Kapan Mempertimbangkan Jalur Mandiri
Ada situasi-situasi tertentu di mana pasien mungkin perlu mempertimbangkan untuk menggunakan jalur mandiri meskipun memiliki kepesertaan BPJS, terutama untuk kondisi yang memerlukan penanganan segera atau ketika waktu tunggu BPJS dapat membahayakan kesehatan. Untuk kondisi emergency yang mengancam jiwa, pasien tidak boleh ragu untuk langsung mencari pertolongan tanpa memikirkan status pembiayaan karena rumah sakit wajib memberikan pelayanan gawat darurat tanpa memandang kemampuan bayar pasien. Untuk pemeriksaan diagnostik yang urgent atau second opinion dari dokter spesialis, investasi menggunakan biaya pribadi mungkin worthwhile untuk mendapatkan diagnosis yang akurat dan cepat. Beberapa pasien juga memilih untuk mengkombinasikan BPJS dengan asuransi kesehatan swasta atau menabung dana kesehatan untuk situasi-situasi yang tidak optimal jika hanya mengandalkan BPJS. Namun penting untuk tetap aktif sebagai peserta BPJS karena ini adalah jaring pengaman untuk kondisi katastropik yang memerlukan biaya sangat besar.

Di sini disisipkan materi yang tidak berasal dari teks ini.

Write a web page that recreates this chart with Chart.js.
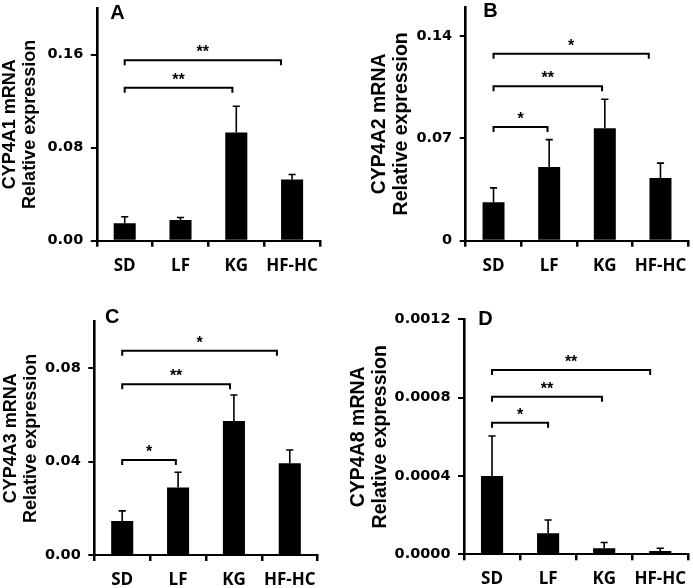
<!DOCTYPE html>
<html><head><meta charset="utf-8">
<script src="https://cdn.jsdelivr.net/npm/chart.js@4.4.1/dist/chart.umd.min.js"></script>
<style>
html,body{margin:0;padding:0;background:#fff;}
body{width:693px;height:588px;position:relative;overflow:hidden;}
canvas{position:absolute;}
</style></head><body>
<canvas id="cA" width="346" height="290" style="left:0;top:0"></canvas>
<canvas id="cB" width="347" height="290" style="left:346px;top:0"></canvas>
<canvas id="cC" width="346" height="298" style="left:0;top:290px"></canvas>
<canvas id="cD" width="347" height="298" style="left:346px;top:290px"></canvas>
<script>
// ---------- data ----------
const categories = ['SD', 'LF', 'KG', 'HF-HC'];

const cyp4a1Mean = [0.0150, 0.0177, 0.0929, 0.0526];
const cyp4a1Err  = [0.0056, 0.0023, 0.0226, 0.0043];
const cyp4a1Max = 0.2;
const cyp4a1Ticks = [0, 0.08, 0.16];
const cyp4a1TickLabels = ['0.00', '0.08', '0.16'];
const cyp4a1Brackets = [
  {from: 0, to: 1.93, y: 0.1315, label: '**'},
  {from: 0, to: 2.80, y: 0.1550, label: '**'}
];

const cyp4a2Mean = [0.0264, 0.0505, 0.0770, 0.0430];
const cyp4a2Err  = [0.0098, 0.0187, 0.0198, 0.0101];
const cyp4a2Max = 0.16;
const cyp4a2Ticks = [0, 0.07, 0.14];
const cyp4a2TickLabels = ['0', '0.07', '0.14'];
const cyp4a2Brackets = [
  {from: 0, to: 0.97, y: 0.0779, label: '*'},
  {from: 0, to: 1.95, y: 0.1057, label: '**'},
  {from: 0, to: 2.79, y: 0.1280, label: '*'}
];

const cyp4a3Mean = [0.0146, 0.0289, 0.0574, 0.0393];
const cyp4a3Err  = [0.0043, 0.0066, 0.0112, 0.0057];
const cyp4a3Max = 0.1;
const cyp4a3Ticks = [0, 0.04, 0.08];
const cyp4a3TickLabels = ['0.00', '0.04', '0.08'];
const cyp4a3Brackets = [
  {from: 0, to: 0.96, y: 0.0407, label: '*'},
  {from: 0, to: 1.93, y: 0.0732, label: '**'},
  {from: 0, to: 2.77, y: 0.0875, label: '*'}
];

const cyp4a8Mean = [0.000400, 0.000107, 0.000031, 0.000017];
const cyp4a8Err  = [0.000204, 0.000068, 0.000029, 0.000014];
const cyp4a8Max = 0.0012;
const cyp4a8Ticks = [0, 0.0004, 0.0008, 0.0012];
const cyp4a8TickLabels = ['0.0000', '0.0004', '0.0008', '0.0012'];
const cyp4a8Brackets = [
  {from: 0, to: 1.00, y: 0.000672, label: '*'},
  {from: 0, to: 1.96, y: 0.000805, label: '**'},
  {from: 0, to: 2.82, y: 0.000941, label: '**'}
];

// ---------- drawing ----------
function makePanel(id, p) {
  const annot = {
    id: 'annot_' + id,
    afterDatasetsDraw(chart) {
      const ctx = chart.ctx, xs = chart.scales.x, ys = chart.scales.y;
      const meta = chart.getDatasetMeta(0);
      ctx.save();
      ctx.strokeStyle = '#000';
      ctx.fillStyle = '#000';
      // error bars (upper only)
      ctx.lineWidth = 1.6;
      p.err.forEach((e, i) => {
        const bar = meta.data[i];
        const yt = ys.getPixelForValue(p.mean[i] + e);
        ctx.beginPath();
        ctx.moveTo(bar.x, bar.y);
        ctx.lineTo(bar.x, yt);
        ctx.moveTo(bar.x - 3.6, yt);
        ctx.lineTo(bar.x + 3.6, yt);
        ctx.stroke();
      });
      // significance brackets
      ctx.lineWidth = 2;
      ctx.font = 'bold 16px "Liberation Sans"';
      ctx.textAlign = 'center';
      ctx.textBaseline = 'alphabetic';
      p.brackets.forEach(b => {
        const x1 = xs.getPixelForValue(b.from), x2 = xs.getPixelForValue(b.to);
        const yy = ys.getPixelForValue(b.y);
        ctx.beginPath();
        ctx.moveTo(x1, yy + 5); ctx.lineTo(x1, yy); ctx.lineTo(x2, yy); ctx.lineTo(x2, yy + 5);
        ctx.stroke();
        ctx.fillText(b.label, (x1 + x2) / 2, yy - 3);
      });
      // panel letter
      ctx.font = 'bold 20px "Liberation Sans"';
      ctx.textAlign = 'left';
      ctx.fillText(p.letter, chart.chartArea.left + p.letterDx, chart.chartArea.top + p.letterDy);
      ctx.restore();
    }
  };
  return new Chart(document.getElementById(id), {
    type: 'bar',
    data: {
      labels: categories,
      datasets: [{
        data: p.mean,
        backgroundColor: '#000',
        borderWidth: 0,
        barPercentage: 0.395,
        categoryPercentage: 1
      }]
    },
    options: {
      responsive: false,
      animation: false,
      devicePixelRatio: 1,
      layout: {padding: {left: 0, top: p.padTop, right: p.padRight, bottom: 0}},
      plugins: {legend: {display: false}, tooltip: {enabled: false}},
      scales: {
        x: {
          type: 'category',
          offset: true,
          grid: {offset: true, drawOnChartArea: false, drawTicks: true, tickLength: 6, lineWidth: 2.5, color: '#000'},
          border: {display: true, color: '#000', width: 2},
          ticks: {color: '#000', padding: 9, font: {family: '"Open Sans"', weight: 'bold', size: 17}, maxRotation: 0},
          afterFit: s => { s.height = p.xH; s.paddingLeft = 0; s.paddingRight = 0; }
        },
        y: {
          min: 0,
          max: p.max,
          grid: {drawOnChartArea: false, drawTicks: true, tickLength: 6, lineWidth: 2, color: '#000'},
          border: {display: true, color: '#000', width: 2.6},
          ticks: {
            color: '#000', padding: 7.5,
            font: {family: '"DejaVu Sans"', weight: 'bold', size: 14.5},
            callback: (v, i) => p.tickLabels[i]
          },
          afterBuildTicks: s => { s.ticks = p.ticks.map(v => ({value: v})); },
          title: {
            display: true,
            text: p.title,
            color: '#000',
            font: {family: '"Liberation Sans"', weight: 'bold', size: p.titleSize, lineHeight: 1.1},
            padding: {top: p.titlePad, bottom: 0}
          },
          afterFit: s => { s.width = p.yW; s.paddingTop = 0; s.paddingBottom = 0; }
        }
      }
    },
    plugins: [annot]
  });
}

makePanel('cA', {
  mean: cyp4a1Mean, err: cyp4a1Err, max: cyp4a1Max, ticks: cyp4a1Ticks, tickLabels: cyp4a1TickLabels,
  brackets: cyp4a1Brackets, title: ['CYP4A1 mRNA', 'Relative expression'],
  letter: 'A', letterDx: 13.5, letterDy: 10.5,
  padTop: 8, padRight: 26, yW: 96.8, xH: 49.3, titleSize: 18, titlePad: 0.6
});
makePanel('cB', {
  mean: cyp4a2Mean, err: cyp4a2Err, max: cyp4a2Max, ticks: cyp4a2Ticks, tickLabels: cyp4a2TickLabels,
  brackets: cyp4a2Brackets, title: ['CYP4A2 mRNA', 'Relative expression'],
  letter: 'B', letterDx: 17.6, letterDy: 9.7,
  padTop: 7, padRight: 4.7, yW: 119.7, xH: 49.3, titleSize: 19.5, titlePad: 23.3
});
makePanel('cC', {
  mean: cyp4a3Mean, err: cyp4a3Err, max: cyp4a3Max, ticks: cyp4a3Ticks, tickLabels: cyp4a3TickLabels,
  brackets: cyp4a3Brackets, title: ['CYP4A3 mRNA', 'Relative expression'],
  letter: 'C', letterDx: 10.7, letterDy: 1.3,
  padTop: 31.7, padRight: 28.3, yW: 94.3, xH: 33, titleSize: 18, titlePad: 1
});
makePanel('cD', {
  mean: cyp4a8Mean, err: cyp4a8Err, max: cyp4a8Max, ticks: cyp4a8Ticks, tickLabels: cyp4a8TickLabels,
  brackets: cyp4a8Brackets, title: ['CYP4A8 mRNA', 'Relative expression'],
  letter: 'D', letterDx: 14.3, letterDy: 5.7,
  padTop: 29.3, padRight: 4.7, yW: 118, xH: 33.7, titleSize: 19.5, titlePad: 2.3
});
</script>
</body></html>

Dengan demikian permasalahan perbedaan pelayanan antara pasien BPJS dan umum merupakan cerminan dari tantangan struktural yang dihadapi sistem kesehatan Indonesia dalam mewujudkan jaminan kesehatan universal yang berkualitas dan berkeadilan. Solusinya memerlukan komitmen politik yang kuat, reformasi sistemik yang komprehensif, dan partisipasi aktif dari semua pemangku kepentingan termasuk pemerintah, fasilitas kesehatan, tenaga medis, dan masyarakat untuk menciptakan sistem kesehatan yang benar-benar melayani semua warga negara secara setara.
“Diskriminasi pelayanan kesehatan berdasarkan status pembiayaan bukan hanya masalah teknis administratif, tetapi juga masalah keadilan sosial yang fundamental. Setiap tetes keringat pekerja yang membayar iuran BPJS memiliki nilai yang sama dengan uang tunai pasien umum dalam hak mendapatkan pelayanan kesehatan yang bermartabat.”
Oleh karena itu diperlukan gerakan bersama untuk menuntut dan mengawal reformasi sistem kesehatan yang menjamin kesetaraan pelayanan, sambil tetap realistis dalam menavigasi sistem yang ada untuk mendapatkan pelayanan kesehatan terbaik yang mungkin dalam kondisi saat ini.